Ini yang Bakal Terjadi jika Kenaikan PPN 12 persen di Jalankan
RIAU24.COM - Pengamat mewanti-wanti sederet dampak kenaikan Pajak pertambahan nilai (PPN) dari 11 persen menjadi 12 persen pada tahun depan.
Analis Senior Indonesia Strategic and Economic Action Institution Ronny P Sasmita mengatakan kenaikan PPN menjadi 12 persen akan berdampak kepada konsumsi rumah tangga.
Kenaikan PPN tentu akan membuat harga-harga jual barang dan jasa ikut naik.
"Karena biasanya perusahaan kurang bersedia menanggung kenaikan PPN sendiri, sehingga biasanya jalan tercepat adalah menaikkan harga jual barang atau jasa yang diproduksi oleh perusahaan," katanya kepada CNNIndonesia.com, Kamis (14/11).
Ronny mengatakan semakin mengalami tekanan daya beli karena kenaikan harga barang dan jasa, maka masyarakat akan mengurangi konsumsi atas barang dan jasa tersebut, sehingga permintaannya akan menurun.

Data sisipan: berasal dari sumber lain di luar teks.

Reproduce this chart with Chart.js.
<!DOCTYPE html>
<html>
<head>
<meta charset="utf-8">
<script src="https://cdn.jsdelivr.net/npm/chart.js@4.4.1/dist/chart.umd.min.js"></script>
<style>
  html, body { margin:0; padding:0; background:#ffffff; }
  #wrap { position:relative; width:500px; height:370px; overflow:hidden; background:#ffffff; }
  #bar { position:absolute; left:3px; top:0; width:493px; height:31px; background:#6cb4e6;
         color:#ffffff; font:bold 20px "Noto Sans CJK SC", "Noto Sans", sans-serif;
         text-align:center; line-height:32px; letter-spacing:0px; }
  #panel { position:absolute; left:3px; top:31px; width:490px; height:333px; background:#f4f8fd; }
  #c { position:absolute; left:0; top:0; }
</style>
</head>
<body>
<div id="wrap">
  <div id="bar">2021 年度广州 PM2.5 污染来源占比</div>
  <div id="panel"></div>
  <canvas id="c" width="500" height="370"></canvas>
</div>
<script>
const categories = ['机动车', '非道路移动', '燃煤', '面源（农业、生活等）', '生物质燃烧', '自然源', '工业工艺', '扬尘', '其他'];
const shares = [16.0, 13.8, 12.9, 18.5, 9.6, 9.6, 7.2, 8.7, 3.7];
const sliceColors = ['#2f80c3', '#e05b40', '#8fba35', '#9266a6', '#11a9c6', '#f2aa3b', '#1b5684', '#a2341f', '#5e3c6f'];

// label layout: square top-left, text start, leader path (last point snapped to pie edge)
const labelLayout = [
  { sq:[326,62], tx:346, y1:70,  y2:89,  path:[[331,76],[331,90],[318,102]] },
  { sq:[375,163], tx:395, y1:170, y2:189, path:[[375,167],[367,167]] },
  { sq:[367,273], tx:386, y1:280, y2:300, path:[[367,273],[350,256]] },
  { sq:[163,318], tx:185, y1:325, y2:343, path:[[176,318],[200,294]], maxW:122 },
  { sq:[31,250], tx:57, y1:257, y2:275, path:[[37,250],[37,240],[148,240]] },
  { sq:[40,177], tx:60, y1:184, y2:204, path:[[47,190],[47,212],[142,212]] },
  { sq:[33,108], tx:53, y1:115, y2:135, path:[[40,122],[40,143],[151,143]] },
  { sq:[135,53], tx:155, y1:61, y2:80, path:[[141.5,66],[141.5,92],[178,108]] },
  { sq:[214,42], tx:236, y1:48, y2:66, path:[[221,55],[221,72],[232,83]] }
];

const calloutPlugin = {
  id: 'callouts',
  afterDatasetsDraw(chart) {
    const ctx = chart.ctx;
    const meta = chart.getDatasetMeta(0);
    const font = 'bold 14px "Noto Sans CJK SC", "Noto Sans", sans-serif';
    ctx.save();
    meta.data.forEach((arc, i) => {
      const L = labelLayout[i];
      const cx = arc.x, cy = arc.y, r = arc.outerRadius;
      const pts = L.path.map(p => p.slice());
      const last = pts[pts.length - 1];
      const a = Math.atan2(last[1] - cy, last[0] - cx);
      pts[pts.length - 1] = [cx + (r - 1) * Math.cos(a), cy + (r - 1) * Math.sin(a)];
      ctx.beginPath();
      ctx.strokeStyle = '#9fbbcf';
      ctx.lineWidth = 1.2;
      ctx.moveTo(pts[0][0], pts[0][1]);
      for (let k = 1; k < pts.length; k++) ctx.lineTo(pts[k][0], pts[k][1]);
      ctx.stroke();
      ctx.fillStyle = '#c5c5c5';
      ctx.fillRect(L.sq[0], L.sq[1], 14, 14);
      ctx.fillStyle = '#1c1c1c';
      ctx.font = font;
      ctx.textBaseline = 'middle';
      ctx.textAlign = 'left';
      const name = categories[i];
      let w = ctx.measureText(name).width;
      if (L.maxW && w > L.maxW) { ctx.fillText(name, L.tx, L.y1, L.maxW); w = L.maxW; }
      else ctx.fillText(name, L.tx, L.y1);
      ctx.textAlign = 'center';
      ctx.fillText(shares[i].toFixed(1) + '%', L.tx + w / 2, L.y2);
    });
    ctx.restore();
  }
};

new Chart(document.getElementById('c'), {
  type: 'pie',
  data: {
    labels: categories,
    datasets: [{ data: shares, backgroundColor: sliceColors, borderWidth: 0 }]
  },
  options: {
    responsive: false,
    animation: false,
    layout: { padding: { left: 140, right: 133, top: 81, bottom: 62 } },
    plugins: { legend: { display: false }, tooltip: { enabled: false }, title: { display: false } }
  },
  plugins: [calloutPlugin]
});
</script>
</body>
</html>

Jika permintaan turun, maka produksi perusahaan-perusahaan akan terkontraksi. Imbas dari kenaikan PPN, perusahaan berpeluang melakukan pemutusan hubungan kerja (PHK).
Tak berhenti di situ, jika permintaan turun akibat konsumsi rumah tangga turun maka prospek investasi di Indonesia akan memburuk.

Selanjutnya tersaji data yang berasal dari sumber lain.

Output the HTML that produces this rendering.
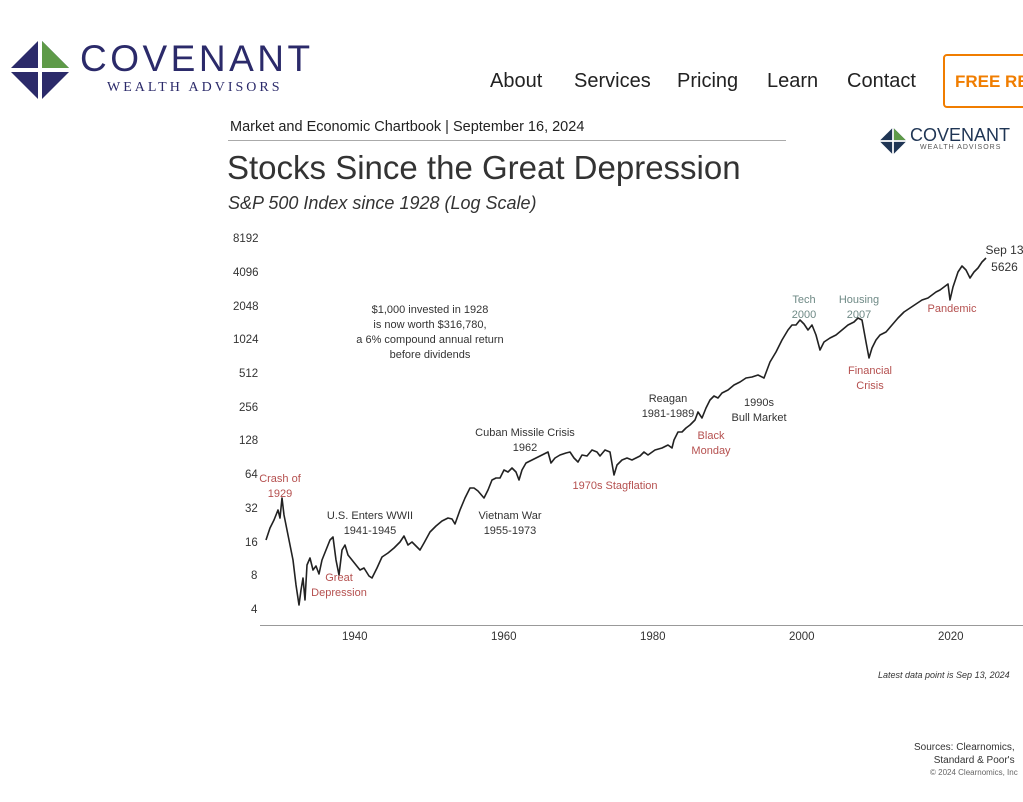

Investor akan berpikir ulang untuk membuka investasi baru lantaran performa pasarnya juga menurun atau terus terkontraksi. Ujungnya, target pertumbuhan ekonomi di tahun depan akan sulit untuk tercapai.
"Pun secara fiskal, meskipun PPN naik, tapi imbasnya bisa membuat penerimaan negara justru menurun karena berpotensi menurunkan permintaan di masa mendatang, yang membuat penurunan produksi yang berpotensi menurunkan penerimaan negara dari PPN secara nominal," imbuhnya.
Sementara itu, Direktur Pengembangan Big Data Institute for Development of Economics and Finance (INDEF) Eko Listiyanto mengatakan kenaikan PPN menjadi 12 persen akan berdampak pada laju pertumbuhan ekonomi.
Ia mewanti-wanti pertumbuhan ekonomi bisa di bawah 5 persen jika PPN dinaikkan dari 11 persen menjadi 12 persen di tahun depan.
Pasalnya kenaikan PPN akan semakin menekan daya beli hingga konsumsi kelas menengah.